**PROBLEM TO SOLVE**. Return the records from the first line through the line containing "const xTickValues = [100, 1075, 2050, 3025, 4000];", and leave out the pictures.

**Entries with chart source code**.

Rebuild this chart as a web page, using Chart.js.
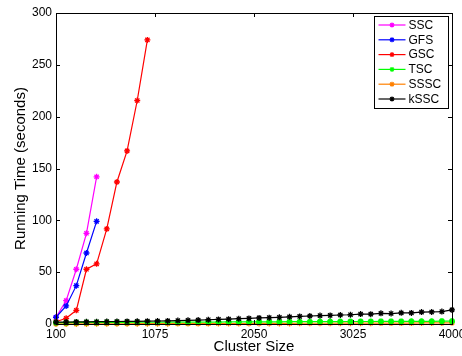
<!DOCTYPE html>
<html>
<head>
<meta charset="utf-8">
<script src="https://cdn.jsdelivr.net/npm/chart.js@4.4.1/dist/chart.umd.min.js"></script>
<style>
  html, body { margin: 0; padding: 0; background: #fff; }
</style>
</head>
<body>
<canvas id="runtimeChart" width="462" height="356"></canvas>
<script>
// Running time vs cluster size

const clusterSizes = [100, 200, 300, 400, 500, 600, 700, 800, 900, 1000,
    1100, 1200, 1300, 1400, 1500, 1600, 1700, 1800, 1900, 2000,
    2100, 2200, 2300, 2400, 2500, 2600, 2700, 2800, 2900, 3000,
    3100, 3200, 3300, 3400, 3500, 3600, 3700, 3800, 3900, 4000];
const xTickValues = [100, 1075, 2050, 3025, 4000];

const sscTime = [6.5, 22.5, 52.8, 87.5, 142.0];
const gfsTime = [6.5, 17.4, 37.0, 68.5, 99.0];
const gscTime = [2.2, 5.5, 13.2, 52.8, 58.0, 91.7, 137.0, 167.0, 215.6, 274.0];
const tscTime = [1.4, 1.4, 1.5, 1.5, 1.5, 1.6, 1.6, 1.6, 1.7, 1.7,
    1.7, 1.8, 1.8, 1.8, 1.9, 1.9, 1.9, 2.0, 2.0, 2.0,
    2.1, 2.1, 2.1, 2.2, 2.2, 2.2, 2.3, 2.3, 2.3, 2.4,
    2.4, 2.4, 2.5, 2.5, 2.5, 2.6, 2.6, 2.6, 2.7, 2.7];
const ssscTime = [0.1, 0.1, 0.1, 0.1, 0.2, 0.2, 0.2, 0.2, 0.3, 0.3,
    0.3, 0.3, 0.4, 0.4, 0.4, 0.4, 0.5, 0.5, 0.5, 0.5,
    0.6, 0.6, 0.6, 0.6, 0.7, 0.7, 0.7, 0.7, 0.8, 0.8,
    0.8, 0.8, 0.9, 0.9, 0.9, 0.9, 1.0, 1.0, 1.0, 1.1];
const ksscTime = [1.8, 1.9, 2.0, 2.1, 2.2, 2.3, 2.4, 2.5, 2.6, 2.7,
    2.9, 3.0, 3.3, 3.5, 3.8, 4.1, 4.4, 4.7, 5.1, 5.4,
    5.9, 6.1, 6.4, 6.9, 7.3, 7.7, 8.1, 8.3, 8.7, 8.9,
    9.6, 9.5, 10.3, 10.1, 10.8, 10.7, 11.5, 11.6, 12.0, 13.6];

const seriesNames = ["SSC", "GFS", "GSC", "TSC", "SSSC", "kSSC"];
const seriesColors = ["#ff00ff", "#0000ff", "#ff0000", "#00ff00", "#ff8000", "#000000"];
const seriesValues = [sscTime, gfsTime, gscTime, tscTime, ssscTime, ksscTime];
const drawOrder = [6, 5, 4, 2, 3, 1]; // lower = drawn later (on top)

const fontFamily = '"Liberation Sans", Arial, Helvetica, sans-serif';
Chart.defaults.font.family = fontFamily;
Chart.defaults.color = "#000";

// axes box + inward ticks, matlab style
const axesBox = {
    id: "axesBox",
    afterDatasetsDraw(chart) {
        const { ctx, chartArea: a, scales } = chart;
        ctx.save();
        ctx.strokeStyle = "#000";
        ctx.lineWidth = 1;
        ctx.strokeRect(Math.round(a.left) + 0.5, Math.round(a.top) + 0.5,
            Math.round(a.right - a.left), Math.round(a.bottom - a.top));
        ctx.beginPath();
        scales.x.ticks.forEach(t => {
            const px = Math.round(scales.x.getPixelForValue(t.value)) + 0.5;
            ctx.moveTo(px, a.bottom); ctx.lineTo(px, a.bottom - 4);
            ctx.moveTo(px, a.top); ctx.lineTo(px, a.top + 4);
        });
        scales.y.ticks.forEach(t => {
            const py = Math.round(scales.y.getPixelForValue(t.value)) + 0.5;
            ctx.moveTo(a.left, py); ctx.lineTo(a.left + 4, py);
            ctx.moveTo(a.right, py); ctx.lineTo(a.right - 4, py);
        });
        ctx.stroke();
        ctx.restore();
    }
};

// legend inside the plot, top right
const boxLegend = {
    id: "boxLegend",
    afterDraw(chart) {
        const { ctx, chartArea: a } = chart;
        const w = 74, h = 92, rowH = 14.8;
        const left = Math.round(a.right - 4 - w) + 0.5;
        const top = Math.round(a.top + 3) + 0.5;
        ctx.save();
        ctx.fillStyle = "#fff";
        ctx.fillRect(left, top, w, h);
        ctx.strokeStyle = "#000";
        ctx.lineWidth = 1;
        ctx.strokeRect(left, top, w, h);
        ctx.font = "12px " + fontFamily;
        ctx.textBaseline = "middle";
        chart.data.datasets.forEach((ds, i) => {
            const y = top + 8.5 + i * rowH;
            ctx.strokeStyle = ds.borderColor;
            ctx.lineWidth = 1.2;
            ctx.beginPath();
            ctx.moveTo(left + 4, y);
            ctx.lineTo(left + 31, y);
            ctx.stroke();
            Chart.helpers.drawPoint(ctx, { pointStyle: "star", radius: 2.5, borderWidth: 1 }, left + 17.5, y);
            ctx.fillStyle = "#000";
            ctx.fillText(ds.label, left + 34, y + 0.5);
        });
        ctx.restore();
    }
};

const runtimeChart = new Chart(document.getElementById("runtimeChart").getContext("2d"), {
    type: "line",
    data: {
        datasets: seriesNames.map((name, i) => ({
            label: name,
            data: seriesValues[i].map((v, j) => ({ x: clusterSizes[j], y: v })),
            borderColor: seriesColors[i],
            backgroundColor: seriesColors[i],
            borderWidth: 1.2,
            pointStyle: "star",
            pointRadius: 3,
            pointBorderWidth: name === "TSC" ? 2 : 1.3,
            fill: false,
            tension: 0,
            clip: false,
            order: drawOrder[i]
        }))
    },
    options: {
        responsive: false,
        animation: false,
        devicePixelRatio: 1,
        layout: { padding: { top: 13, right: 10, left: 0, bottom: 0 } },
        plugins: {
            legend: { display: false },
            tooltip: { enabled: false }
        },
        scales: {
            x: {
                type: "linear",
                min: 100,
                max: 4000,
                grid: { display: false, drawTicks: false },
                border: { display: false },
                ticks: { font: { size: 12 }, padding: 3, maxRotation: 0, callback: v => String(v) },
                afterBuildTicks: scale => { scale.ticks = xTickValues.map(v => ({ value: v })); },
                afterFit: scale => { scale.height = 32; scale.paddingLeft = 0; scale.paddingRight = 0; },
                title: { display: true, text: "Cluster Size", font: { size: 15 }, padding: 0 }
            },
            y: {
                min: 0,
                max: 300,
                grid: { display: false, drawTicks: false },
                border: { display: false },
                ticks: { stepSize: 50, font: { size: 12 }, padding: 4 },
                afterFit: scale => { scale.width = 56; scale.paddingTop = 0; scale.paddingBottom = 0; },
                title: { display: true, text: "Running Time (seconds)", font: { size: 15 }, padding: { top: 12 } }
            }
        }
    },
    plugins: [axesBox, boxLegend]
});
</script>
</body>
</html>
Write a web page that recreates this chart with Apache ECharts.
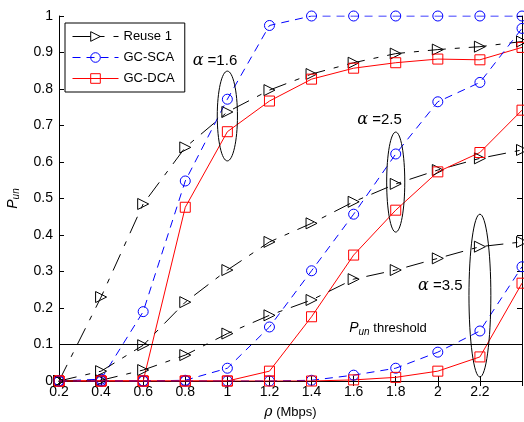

**ANSWER FOR THE TASK**.
Rebuild this chart as a web page, using Chart.js.
<!DOCTYPE html>
<html>
<head>
<meta charset="utf-8">
<script src="https://cdn.jsdelivr.net/npm/chart.js@4.4.1/dist/chart.umd.min.js"></script>
<style>
  html, body { margin: 0; padding: 0; background: #fff; }
</style>
</head>
<body>
<canvas id="runtimeChart" width="462" height="356"></canvas>
<script>
// Running time vs cluster size

const clusterSizes = [100, 200, 300, 400, 500, 600, 700, 800, 900, 1000,
    1100, 1200, 1300, 1400, 1500, 1600, 1700, 1800, 1900, 2000,
    2100, 2200, 2300, 2400, 2500, 2600, 2700, 2800, 2900, 3000,
    3100, 3200, 3300, 3400, 3500, 3600, 3700, 3800, 3900, 4000];
const xTickValues = [100, 1075, 2050, 3025, 4000];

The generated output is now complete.